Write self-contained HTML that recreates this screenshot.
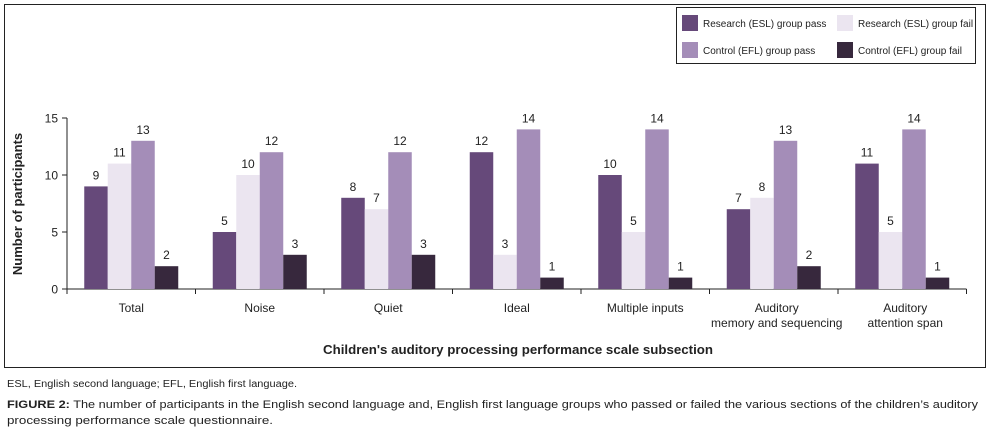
<!DOCTYPE html>
<html><head><meta charset="utf-8"><style>
html,body{margin:0;padding:0;background:#fff;}
svg{display:block;font-family:"Liberation Sans",sans-serif;}
</style></head><body>
<svg id="chart" width="1005" height="436" viewBox="0 0 1005 436" xmlns="http://www.w3.org/2000/svg">
<rect x="4.5" y="4.5" width="981" height="363" fill="none" stroke="#222" stroke-width="1"/>
<g id="legend">
<rect x="676.5" y="7.5" width="299" height="56" fill="none" stroke="#222" stroke-width="1"/>
</g>
<g id="plot"></g>
<text x="22" y="204" transform="rotate(-90 22 204)" text-anchor="middle" font-size="13" font-weight="bold" fill="#222">Number of participants</text>
<text x="518" y="354" text-anchor="middle" font-size="13" font-weight="bold" fill="#222" textLength="390" lengthAdjust="spacingAndGlyphs">Children's auditory processing performance scale subsection</text>
<text x="7" y="387" font-size="10" fill="#222" textLength="290" lengthAdjust="spacingAndGlyphs">ESL, English second language; EFL, English first language.</text>
<text x="7" y="408" font-size="11" fill="#222" textLength="971" lengthAdjust="spacingAndGlyphs"><tspan font-weight="bold">FIGURE 2:</tspan> The number of participants in the English second language and, English first language groups who passed or failed the various sections of the children’s auditory</text>
<text x="7" y="424" font-size="11" fill="#222" textLength="266" lengthAdjust="spacingAndGlyphs">processing performance scale questionnaire.</text>
</svg>
<script>
const categories = [["Total"],["Noise"],["Quiet"],["Ideal"],["Multiple inputs"],["Auditory","memory and sequencing"],["Auditory","attention span"]];
const seriesNames = ["Research (ESL) group pass","Research (ESL) group fail","Control (EFL) group pass","Control (EFL) group fail"];
const researchPass = [9,5,8,12,10,7,11];
const researchFail = [11,10,7,3,5,8,5];
const controlPass = [13,12,12,14,14,13,14];
const controlFail = [2,3,3,1,1,2,1];
const yTicks = [0,5,10,15];
const colors = ["#66497a","#ebe5f0","#a48db8","#37283d"];
const series = [researchPass,researchFail,controlPass,controlFail];

const NS="http://www.w3.org/2000/svg";
const x0=67, y0=289, yTop=118, yMax=15, catW=128.5, barW=23.5;
const yS=v=>y0-(v/yMax)*(y0-yTop);
const xC=i=>x0+i*catW;
const plot=document.getElementById('plot');
function mk(tag,attrs,parent){const e=document.createElementNS(NS,tag);for(const k in attrs)e.setAttribute(k,attrs[k]);(parent||plot).appendChild(e);return e;}

const ax=mk('line',{x1:x0,y1:yTop,x2:x0,y2:y0,stroke:'#222'});


const bx=mk('line',{x1:x0,y1:y0,x2:xC(categories.length),y2:y0,stroke:'#222'});


yTicks.forEach(t=>{
  const l=mk('line',{x1:x0-5,y1:yS(t),x2:x0,y2:yS(t),stroke:'#222'});
  
  
  const tx=mk('text',{x:x0-9,y:yS(t)+4.5,'text-anchor':'end','font-size':'12',fill:'#222'});
  tx.textContent=t;
  
  
});
for(let i=0;i<=categories.length;i++){
  const l=mk('line',{x1:xC(i),y1:y0,x2:xC(i),y2:y0+5,stroke:'#222'});
  
  
}
categories.forEach((c,i)=>{
  const cx=xC(i)+catW/2;
  c.forEach((line,j)=>{
    const t=mk('text',{x:cx+(c.length>1?3:0),y:312+j*15,'text-anchor':'middle','font-size':'12',fill:'#222'});
    t.textContent=line;
    
    
  });
  const gx=xC(i)+(catW-4*barW)/2;
  series.forEach((s,k)=>{
    const v=s[i];
    const r=mk('rect',{x:gx+k*barW,y:yS(v),width:barW,height:y0-yS(v),fill:colors[k]});
    
    
    const t=mk('text',{x:gx+k*barW+barW/2,y:yS(v)-7,'text-anchor':'middle','font-size':'12',fill:'#222'});
    t.textContent=v;
    
    
  });
});
const lg=document.getElementById('legend');
seriesNames.forEach((n,k)=>{
  const lx=k%2===0?682:837, ly=k<2?15:42;
  const sw=mk('rect',{x:lx,y:ly,width:16,height:16,fill:colors[k]},lg);
  
  
  const t=mk('text',{x:lx+21,y:ly+12,'font-size':'10',fill:'#222'},lg);
  t.textContent=n;
  
  
});
</script>
</body></html>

-=-=-

◆ Task to complete ◆
Transcribe the full listing character for character. Pictures are excluded.

◆ Finished exercise ◆
Write self-contained HTML that recreates this screenshot.
<!DOCTYPE html>
<html><head><meta charset="utf-8"><style>
html,body{margin:0;padding:0;background:#fff;}
svg{display:block;font-family:"Liberation Sans",sans-serif;}
</style></head><body>
<svg id="chart" width="1005" height="436" viewBox="0 0 1005 436" xmlns="http://www.w3.org/2000/svg">
<rect x="4.5" y="4.5" width="981" height="363" fill="none" stroke="#222" stroke-width="1"/>
<g id="legend">
<rect x="676.5" y="7.5" width="299" height="56" fill="none" stroke="#222" stroke-width="1"/>
</g>
<g id="plot"></g>
<text x="22" y="204" transform="rotate(-90 22 204)" text-anchor="middle" font-size="13" font-weight="bold" fill="#222">Number of participants</text>
<text x="518" y="354" text-anchor="middle" font-size="13" font-weight="bold" fill="#222" textLength="390" lengthAdjust="spacingAndGlyphs">Children's auditory processing performance scale subsection</text>
<text x="7" y="387" font-size="10" fill="#222" textLength="290" lengthAdjust="spacingAndGlyphs">ESL, English second language; EFL, English first language.</text>
<text x="7" y="408" font-size="11" fill="#222" textLength="971" lengthAdjust="spacingAndGlyphs"><tspan font-weight="bold">FIGURE 2:</tspan> The number of participants in the English second language and, English first language groups who passed or failed the various sections of the children’s auditory</text>
<text x="7" y="424" font-size="11" fill="#222" textLength="266" lengthAdjust="spacingAndGlyphs">processing performance scale questionnaire.</text>
</svg>
<script>
const categories = [["Total"],["Noise"],["Quiet"],["Ideal"],["Multiple inputs"],["Auditory","memory and sequencing"],["Auditory","attention span"]];
const seriesNames = ["Research (ESL) group pass","Research (ESL) group fail","Control (EFL) group pass","Control (EFL) group fail"];
const researchPass = [9,5,8,12,10,7,11];
const researchFail = [11,10,7,3,5,8,5];
const controlPass = [13,12,12,14,14,13,14];
const controlFail = [2,3,3,1,1,2,1];
const yTicks = [0,5,10,15];
const colors = ["#66497a","#ebe5f0","#a48db8","#37283d"];
const series = [researchPass,researchFail,controlPass,controlFail];

const NS="http://www.w3.org/2000/svg";
const x0=67, y0=289, yTop=118, yMax=15, catW=128.5, barW=23.5;
const yS=v=>y0-(v/yMax)*(y0-yTop);
const xC=i=>x0+i*catW;
const plot=document.getElementById('plot');
function mk(tag,attrs,parent){const e=document.createElementNS(NS,tag);for(const k in attrs)e.setAttribute(k,attrs[k]);(parent||plot).appendChild(e);return e;}

const ax=mk('line',{x1:x0,y1:yTop,x2:x0,y2:y0,stroke:'#222'});


const bx=mk('line',{x1:x0,y1:y0,x2:xC(categories.length),y2:y0,stroke:'#222'});


yTicks.forEach(t=>{
  const l=mk('line',{x1:x0-5,y1:yS(t),x2:x0,y2:yS(t),stroke:'#222'});
  
  
  const tx=mk('text',{x:x0-9,y:yS(t)+4.5,'text-anchor':'end','font-size':'12',fill:'#222'});
  tx.textContent=t;
  
  
});
for(let i=0;i<=categories.length;i++){
  const l=mk('line',{x1:xC(i),y1:y0,x2:xC(i),y2:y0+5,stroke:'#222'});
  
  
}
categories.forEach((c,i)=>{
  const cx=xC(i)+catW/2;
  c.forEach((line,j)=>{
    const t=mk('text',{x:cx+(c.length>1?3:0),y:312+j*15,'text-anchor':'middle','font-size':'12',fill:'#222'});
    t.textContent=line;
    
    
  });
  const gx=xC(i)+(catW-4*barW)/2;
  series.forEach((s,k)=>{
    const v=s[i];
    const r=mk('rect',{x:gx+k*barW,y:yS(v),width:barW,height:y0-yS(v),fill:colors[k]});
    
    
    const t=mk('text',{x:gx+k*barW+barW/2,y:yS(v)-7,'text-anchor':'middle','font-size':'12',fill:'#222'});
    t.textContent=v;
    
    
  });
});
const lg=document.getElementById('legend');
seriesNames.forEach((n,k)=>{
  const lx=k%2===0?682:837, ly=k<2?15:42;
  const sw=mk('rect',{x:lx,y:ly,width:16,height:16,fill:colors[k]},lg);
  
  
  const t=mk('text',{x:lx+21,y:ly+12,'font-size':'10',fill:'#222'},lg);
  t.textContent=n;
  
  
});
</script>
</body></html>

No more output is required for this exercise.